I used a Digorno’s pizza as reference. On Totino’s, I was looking more toward how I’ve seen family members eat Pizza Rolls, where they have a cereal bowl full and that’s fast food territory.
As I said on some of the TV Dinners, they may eek by with fewer calories than a McD meal if you get large fries (small fries bring it down to “comparable”), but the added sugars and sodium make them in some select ways worse.
I’d suggest that the sort of person to be selective about their home diet when faced with fast food is likely to get the better options. I think the “biggie size everything” crowd will have bad at home eating habits, and more careful are likely to do things like skip fries and drink and maybe have a smaller sandwich.
I just have the general impression that people think the choices are:
When I’m reasonably sure the people that go all in on unhealthy fast food are filling bowls of pizza rolls and pouring from the 2 liter soda bottles, which is hardly better.
Undoubtedly it is easier to eat healthy at home (portion control, having the right ingredients), but just not sure “once they can’t afford fast food they’ll be on the road to healthier eating” will work out, as has been commonly expressed in this thread.
It’s a reasonable assumption. But hell…I think even a bucket of pizza rolls is still slightly healthier for you than a super sized value meal.
I don’t disagree with you. But I think even the the most unholy compulsive eater will do a little better if they can get away from fast foods.
Soda…whoever drinks Soda over 17 probably has bigger issues than counting calories.

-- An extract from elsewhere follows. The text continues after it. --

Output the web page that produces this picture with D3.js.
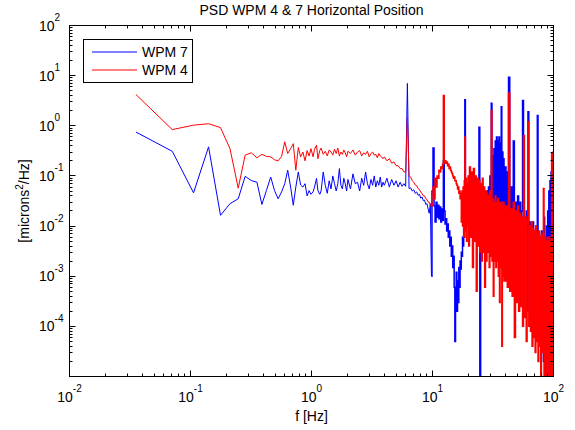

Whatever people like doing at 16 is likely going to persist to what they like at 32 or 64.
To the extent people should be discouraged from soda (and other added sugar drinks), it needs to pretty much be the case from the onset, not just a fact of “growing up”.
I’ve seen children raised on relatively healthy food and drink from the onset and it’s much less of an uphill battle for them to happily eat healthy as they grow up. They actually like the healthy stuff rather than forcing themselves to eat unhappily because they know it’s the right thing.